There are cars that I love for their styling, some for their complexity and sophistication. Others I love because they were launched well ahead of their time, on a public that didn't understand them. Some cars are products of brilliant style, others are marvels of engineering but only very, very few are masterpieces of simplicity in packaging.
To document the history of one of the most familiar cars ever built would be futile and boring, exept to not that the car was launched in 1957, and produced with a series of detail modifications until 1975. The Fiat 500N as launched in '57 is the car credited with making Italy upwardly mobile. In an industrialised nation with a booming population, Fiat saw the opportunity to take the masses off their scooters and into 'proper' cars.

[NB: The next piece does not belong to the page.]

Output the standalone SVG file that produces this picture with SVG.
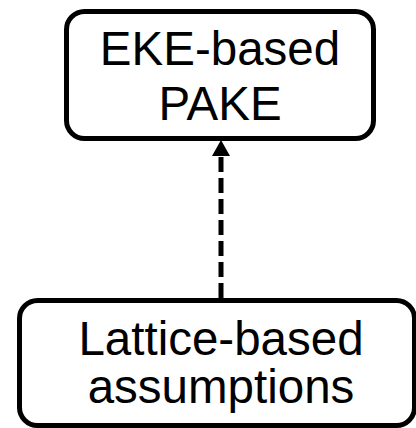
<svg xmlns="http://www.w3.org/2000/svg" width="416" height="428" viewBox="0 0 416 428">
  <style>
    .box { fill: #ffffff; stroke: #000000; stroke-width: 5; }
    .label { font-family: "Liberation Sans", Arial, sans-serif; font-size: 47.5px; fill: #000000; text-anchor: middle; }
    .link { stroke: #000000; stroke-width: 5; stroke-dasharray: 15 6; fill: none; }
    .head { fill: #000000; }
  </style>
  <g id="connectors">
    <!-- dashed dependency: lattice assumptions -> EKE-based PAKE -->
    <line class="link" x1="221" y1="298" x2="221" y2="156"/>
    <path class="head" d="M212,156 L221,140 L230,156 Z"/>
  </g>
  <g id="node-eke-pake">
    <rect class="box" x="66.5" y="11.5" width="307" height="127" rx="18" ry="18"/>
    <text class="label" x="220" y="65">EKE-based</text>
    <text class="label" x="220" y="120">PAKE</text>
  </g>
  <g id="node-lattice">
    <rect class="box" x="19.5" y="300.5" width="395" height="125" rx="18" ry="18"/>
    <text class="label" x="221" y="355">Lattice-based</text>
    <text class="label" x="221" y="403">assumptions</text>
  </g>
</svg>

The Italians are responsible for the most beautiful cars ever built, but they are cars with short briefs - supercars, with the necessity to carry only two passengers, a small amount of luggage; the vehicles cost and thirst not often being relevant. Today, 52 years since the car's launch it still serves to demonstrate that the best designs are the simplest, the most straight forward and that form can follow function, yet still speak volumes in terms of style.

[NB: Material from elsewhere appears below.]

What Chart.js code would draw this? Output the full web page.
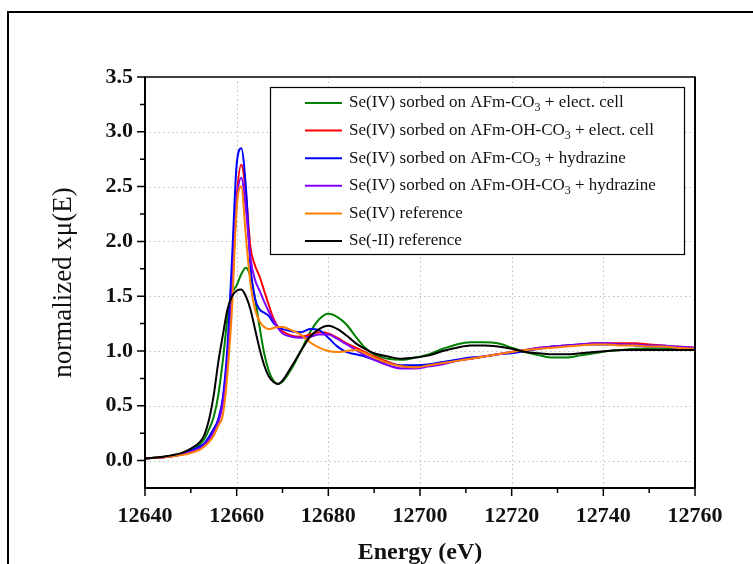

It is very difficult to think of a car with less mechanical complication that this one. An air-cooled, vertical twin of less than 500cc in capacity is mounted longitudinally in the chassis and drives the rear wheels via a 4-speed transaxle. The engine is cooled by an 8 inch fan incased in a duct that directs air over finned cylinder barrels, the same air is filtered and supplied to the carburetor to prevent icing. The same air again can be directed, at the discretion of the occupants, into the cabin for warmth. Less than 20hp provided a cruising speed of around 80km/h and simultaneous ignition strokes on both cylinders offered just enough torque to make the car useful in urban areas, and when laden with passengers and some luggage. Some detail changes over the years made the 500 slightly faster, but most made the car generally more robust and as a result, ever cheaper to run.

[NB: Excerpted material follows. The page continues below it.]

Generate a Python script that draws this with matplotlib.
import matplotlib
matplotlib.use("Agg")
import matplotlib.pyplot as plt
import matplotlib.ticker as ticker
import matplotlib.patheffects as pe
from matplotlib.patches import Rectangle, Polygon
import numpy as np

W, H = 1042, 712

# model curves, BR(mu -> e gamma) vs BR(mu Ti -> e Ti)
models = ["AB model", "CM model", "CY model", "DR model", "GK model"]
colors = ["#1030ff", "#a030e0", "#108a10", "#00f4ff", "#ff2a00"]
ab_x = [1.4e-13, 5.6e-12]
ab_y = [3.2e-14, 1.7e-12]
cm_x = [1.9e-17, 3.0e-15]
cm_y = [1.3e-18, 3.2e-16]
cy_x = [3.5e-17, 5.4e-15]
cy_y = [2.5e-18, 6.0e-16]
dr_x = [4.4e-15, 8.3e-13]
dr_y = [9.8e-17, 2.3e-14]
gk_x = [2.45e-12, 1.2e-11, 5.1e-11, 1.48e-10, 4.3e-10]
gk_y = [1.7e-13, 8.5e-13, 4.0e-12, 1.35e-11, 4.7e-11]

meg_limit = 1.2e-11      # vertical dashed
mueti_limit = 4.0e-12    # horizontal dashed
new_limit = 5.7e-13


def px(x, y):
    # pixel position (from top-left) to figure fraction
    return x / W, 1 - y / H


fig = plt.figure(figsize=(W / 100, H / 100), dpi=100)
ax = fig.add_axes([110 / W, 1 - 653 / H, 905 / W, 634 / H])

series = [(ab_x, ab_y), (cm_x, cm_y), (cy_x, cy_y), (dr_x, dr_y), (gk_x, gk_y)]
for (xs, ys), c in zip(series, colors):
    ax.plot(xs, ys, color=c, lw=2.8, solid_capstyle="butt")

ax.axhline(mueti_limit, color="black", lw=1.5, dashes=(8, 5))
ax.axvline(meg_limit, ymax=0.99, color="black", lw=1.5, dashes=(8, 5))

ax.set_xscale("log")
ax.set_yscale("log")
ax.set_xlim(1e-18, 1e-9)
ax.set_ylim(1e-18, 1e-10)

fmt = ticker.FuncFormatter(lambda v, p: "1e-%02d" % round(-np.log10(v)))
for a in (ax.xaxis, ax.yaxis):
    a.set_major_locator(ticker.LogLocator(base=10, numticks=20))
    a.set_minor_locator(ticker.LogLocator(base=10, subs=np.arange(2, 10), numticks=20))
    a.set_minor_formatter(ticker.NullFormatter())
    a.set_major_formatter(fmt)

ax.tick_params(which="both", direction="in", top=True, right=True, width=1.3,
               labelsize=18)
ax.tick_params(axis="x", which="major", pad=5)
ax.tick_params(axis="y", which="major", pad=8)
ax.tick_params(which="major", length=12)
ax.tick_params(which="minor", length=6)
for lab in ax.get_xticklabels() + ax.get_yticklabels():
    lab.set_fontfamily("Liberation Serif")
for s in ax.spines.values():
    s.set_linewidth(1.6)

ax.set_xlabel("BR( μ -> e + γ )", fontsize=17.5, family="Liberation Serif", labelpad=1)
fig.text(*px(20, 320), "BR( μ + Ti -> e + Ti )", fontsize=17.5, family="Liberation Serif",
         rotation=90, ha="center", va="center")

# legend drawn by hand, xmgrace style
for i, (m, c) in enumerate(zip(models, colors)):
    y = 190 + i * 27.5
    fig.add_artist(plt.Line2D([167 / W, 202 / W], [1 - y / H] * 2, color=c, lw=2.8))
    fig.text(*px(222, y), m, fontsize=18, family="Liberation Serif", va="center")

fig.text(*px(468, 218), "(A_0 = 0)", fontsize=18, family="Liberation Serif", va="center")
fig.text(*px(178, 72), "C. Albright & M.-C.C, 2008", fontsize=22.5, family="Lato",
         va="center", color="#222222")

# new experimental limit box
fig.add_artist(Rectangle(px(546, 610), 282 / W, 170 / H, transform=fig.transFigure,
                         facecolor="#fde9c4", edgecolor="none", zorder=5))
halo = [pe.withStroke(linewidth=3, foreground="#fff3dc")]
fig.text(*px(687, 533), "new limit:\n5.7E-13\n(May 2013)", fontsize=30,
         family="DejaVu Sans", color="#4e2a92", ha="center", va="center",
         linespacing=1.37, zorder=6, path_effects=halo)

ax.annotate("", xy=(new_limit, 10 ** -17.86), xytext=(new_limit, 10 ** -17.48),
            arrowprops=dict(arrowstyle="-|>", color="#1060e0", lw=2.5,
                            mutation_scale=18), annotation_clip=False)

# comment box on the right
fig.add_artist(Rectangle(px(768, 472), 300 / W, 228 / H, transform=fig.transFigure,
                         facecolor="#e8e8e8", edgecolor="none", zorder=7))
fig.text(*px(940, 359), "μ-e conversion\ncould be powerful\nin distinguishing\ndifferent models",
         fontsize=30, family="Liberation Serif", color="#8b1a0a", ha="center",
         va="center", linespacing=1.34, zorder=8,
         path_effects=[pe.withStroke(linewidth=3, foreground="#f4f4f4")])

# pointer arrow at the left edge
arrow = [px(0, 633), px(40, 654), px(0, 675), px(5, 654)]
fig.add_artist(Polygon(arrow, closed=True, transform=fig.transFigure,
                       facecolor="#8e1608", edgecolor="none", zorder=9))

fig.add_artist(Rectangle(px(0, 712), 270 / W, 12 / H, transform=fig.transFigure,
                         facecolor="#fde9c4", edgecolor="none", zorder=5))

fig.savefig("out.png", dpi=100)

The simplicity continues; at the rear with coil springs and dampers controlling swing arms and at the front a single, transverse leaf and a kingpin at each side make do. Peer under the front valance and you'll find a steering box, rods and a master cylinder for the braking system. Electricity is provided by a dynamo to the car's few accessories.
All specifications considered, it is always fascinating to then drive one and marvel at how these diminutive commuter cars, built to such a utilitarian specification can thrill the driver in such a sporting way! Can this be the reason that the Fiat Cinquecento is so revered today by the cognoscenti and the casual observer alike? Is it because Giacosa managed to exercise the ability to satisfy the needs of a bottom-end of the market car and make so beautiful and timeless to look at?
Today's fascination with retro-models and re-inventing the hardest-hitting and most produced cars of the century past is not an indication of how good the 500 was. We have after all seen reinterpretations of the Mini and the VW Beetle as well as Fiat's new 500, but in dimensional and stylistic terms, the new 500 is the closest to its namesake of the cars mentioned and I think that although that might undermine the reason I am writing about the car, it might also serve to demonstrate how right they got it first time round.